The Raw Materials in 2014

Acidity levels in the grapes were generally healthy, with a favorable balance between tartaric and malic, but there was also good sweetness to the fruit. The thick-skinned grapes had lost a percentage of their water in the final weeks before the harvest, which helped to concentrate sugars and flavors.

While those who harvested early to preserve freshness typically picked with potential alcohol in the 12% to 12.8% range and then chaptalized moderately, those who waited for more ripeness frequently had higher grape sugars and chaptalized lightly or not at all. There were few extreme octane numbers reported in 2014 and little sign of overripe aromas. Growers who had been out of the path of the hail mostly described 2014 as an easy year in the vineyards and in the cellar. They had good but not excessive crop levels that are ideal for Chardonnay in Burgundy (very low yields for Chardonnay on the Côte de Beaune are frequently associated with extreme weather events and, more often than not, result in one type of imbalance or another in the finished wines; on the other hand, outstanding Pinots rarely come from full yields).

The Style and Quality of the ’14s

As a vintage, the 2014 whites display a striking natural balance of fruit, flesh and acidity. They rarely come across as sharp because they possess strong buffering material.
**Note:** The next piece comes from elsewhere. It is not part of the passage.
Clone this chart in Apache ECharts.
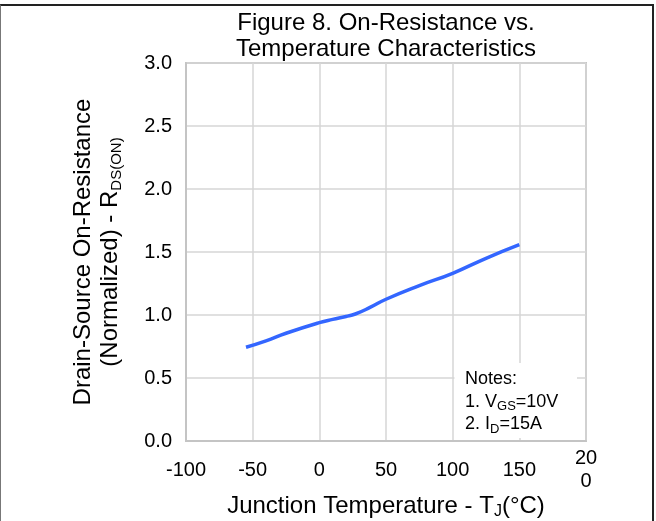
<!DOCTYPE html>
<html>
<head>
<meta charset="utf-8">
<script src="https://cdn.jsdelivr.net/npm/echarts@6/dist/echarts.min.js"></script>
<style>
html,body{margin:0;padding:0;background:#fff;}
#wrap{position:relative;width:656px;height:521px;}
#chart{position:absolute;left:0;top:0;width:656px;height:521px;}
#frame{position:absolute;left:0;top:4px;width:651px;height:515px;border-top:2px solid #222;border-right:2px solid #222;border-left:1px solid #777;pointer-events:none;}
</style>
</head>
<body>
<div id="wrap"><div id="chart"></div><div id="frame"></div></div>
<script>
var titleLines = ['Figure 8. On-Resistance vs.', 'Temperature Characteristics'];
var xTicks = [-100, -50, 0, 50, 100, 150, 200];
var xTickLabels = ['-100', '-50', '0', '50', '100', '150', '20\n0'];
var yTickLabels = ['0.0', '0.5', '1.0', '1.5', '2.0', '2.5', '3.0'];
var temperature = [-55, -40, -25, 0, 10, 20, 27, 38, 50, 75, 100, 125, 150];
var rdsOn = [0.744, 0.795, 0.855, 0.939, 0.965, 0.988, 1.008, 1.06, 1.125, 1.233, 1.331, 1.45, 1.558];
var notesLines = ['Notes:', '1. V{sub|GS}=10V', '2. I{sub|D}=15A'];

var FONT = '"Liberation Sans", Arial, sans-serif';
var chart = echarts.init(document.getElementById('chart'), null, {renderer: 'canvas'});
var points = temperature.map(function (t, i) { return [t, rdsOn[i]]; });

chart.setOption({
  backgroundColor: '#fff',
  animation: false,
  title: {
    text: titleLines.join('\n'),
    left: 386,
    top: 10,
    textAlign: 'center',
    padding: 0,
    textStyle: {fontFamily: FONT, fontSize: 24, fontWeight: 'normal', color: '#000', lineHeight: 26}
  },
  grid: {left: 186, right: 70, top: 63, bottom: 80, containLabel: false, outerBoundsMode: 'none',
    show: true, borderColor: '#c4c4c4', borderWidth: 2, backgroundColor: 'transparent'},
  xAxis: {
    type: 'value', min: xTicks[0], max: xTicks[xTicks.length - 1], interval: 50,
    name: 'Junction Temperature - T{sub|J}(°C)',
    nameLocation: 'middle', nameGap: 51, nameMoveOverlap: false,
    nameTextStyle: {fontFamily: FONT, fontSize: 24, color: '#000', lineHeight: 28,
      rich: {sub: {fontFamily: FONT, fontSize: 16, lineHeight: 18, verticalAlign: 'bottom', color: '#000'}}},
    axisLine: {onZero: false, lineStyle: {color: '#c4c4c4', width: 2}},
    axisTick: {show: false},
    splitLine: {lineStyle: {color: '#d6d6d6', width: 1.5}},
    axisLabel: {
      fontFamily: FONT, fontSize: 20, color: '#000', margin: 29, verticalAlign: 'middle', lineHeight: 23.5,
      formatter: function (v) { var i = xTicks.indexOf(v); return i >= 0 ? xTickLabels[i] : ''; }
    }
  },
  yAxis: {
    type: 'value', min: 0, max: 3, interval: 0.5,
    name: 'Drain-Source On-Resistance\n(Normalized) - R{sub|DS(ON)}',
    nameLocation: 'middle', nameRotate: 90, nameGap: 62, nameMoveOverlap: false,
    nameTextStyle: {fontFamily: FONT, fontSize: 24, color: '#000', lineHeight: 27,
      rich: {sub: {fontFamily: FONT, fontSize: 15, lineHeight: 17, verticalAlign: 'bottom', color: '#000'}}},
    axisLine: {show: true, onZero: false, lineStyle: {color: '#c4c4c4', width: 2}},
    axisTick: {show: false},
    splitLine: {lineStyle: {color: '#d6d6d6', width: 1.5}},
    axisLabel: {
      fontFamily: FONT, fontSize: 20, color: '#000', margin: 14,
      formatter: function (v) { return yTickLabels[Math.round(v / 0.5)]; }
    }
  },
  series: [{
    type: 'line',
    data: points,
    smooth: 0.5,
    showSymbol: false,
    lineStyle: {color: '#3366ff', width: 3.5},
    z: 2
  }],
  graphic: [
    {type: 'rect', shape: {x: 454.5, y: 363, width: 122.5, height: 75}, style: {fill: '#fff'}, z: 100},
    {type: 'text', x: 465, y: 368, z: 101,
      style: {
        text: notesLines.join('\n'),
        font: '18px ' + FONT, fill: '#000', lineHeight: 22.5,
        rich: {sub: {fontFamily: FONT, fontSize: 13, lineHeight: 15, verticalAlign: 'bottom', fill: '#000'}}
      }}
  ]
});
</script>
</body>
</html>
Some wines show noticeable extract richness or even a bit of phenolic chewiness, no doubt largely due to the thickness of the grape skins and the high skin-to-juice ratio that characterized this vintage, but the dusty, tactile finishes of the ‘14s are far more likely to reflect strong mineral extract than high alcohol or tannins.

Two thousand fourteen was not normally a vintage that needed the fattening influence of lees stirring, although some winemakers used batonnage to counter what they thought was high acidity in their wines. (Many wines were late to finish their malolactic fermentations, and some of these wines really only began to reveal themselves during the autumn of 2015.) The wines were concentrated, expressive and balanced from the start, revealing wonderful transparency to soil and an often salty minerality. They show lovely freshness and purity of fruit—more citrus and white stone fruits than yellow fruits or tropical elements—but they’re about much more than simply fruit. More than any white Burgundy vintage since 2010, they offer captivating treble notes of flowers, spice oils, white pepper, fresh herbs and crushed stone.

The wines that fall short in 2014 typically are either a bit too soft or too lean. Some wines show a creaminess of texture but do not appear to have the spine of acidity and minerality to give them real grip and staying power. Other wines are a bit short on ripeness: they do not have the stuffing to support their lemony acidity and thus can come across as a bit shrill or tart. (Wines whose ripeness was less uniform as a result of the effects of the hailstorm on the foliage, can also show a dry edge.)

In my additional tastings of several dozen 2014s at home this summer, where I had the advantage of being able to follow the wines after they were uncorked, I was struck by how many wines seemed deceptively open-knit, creamy and sweet when first poured, only to tighten up and display more lemony cut and stony mineral spine with 24 to 48 hours in the recorked bottle. I take this as a very positive sign for the evolution and potential longevity of these wines. And the best wines of the vintage are truly exhilarating in the way they cleanse the palate and leave the taste buds quivering.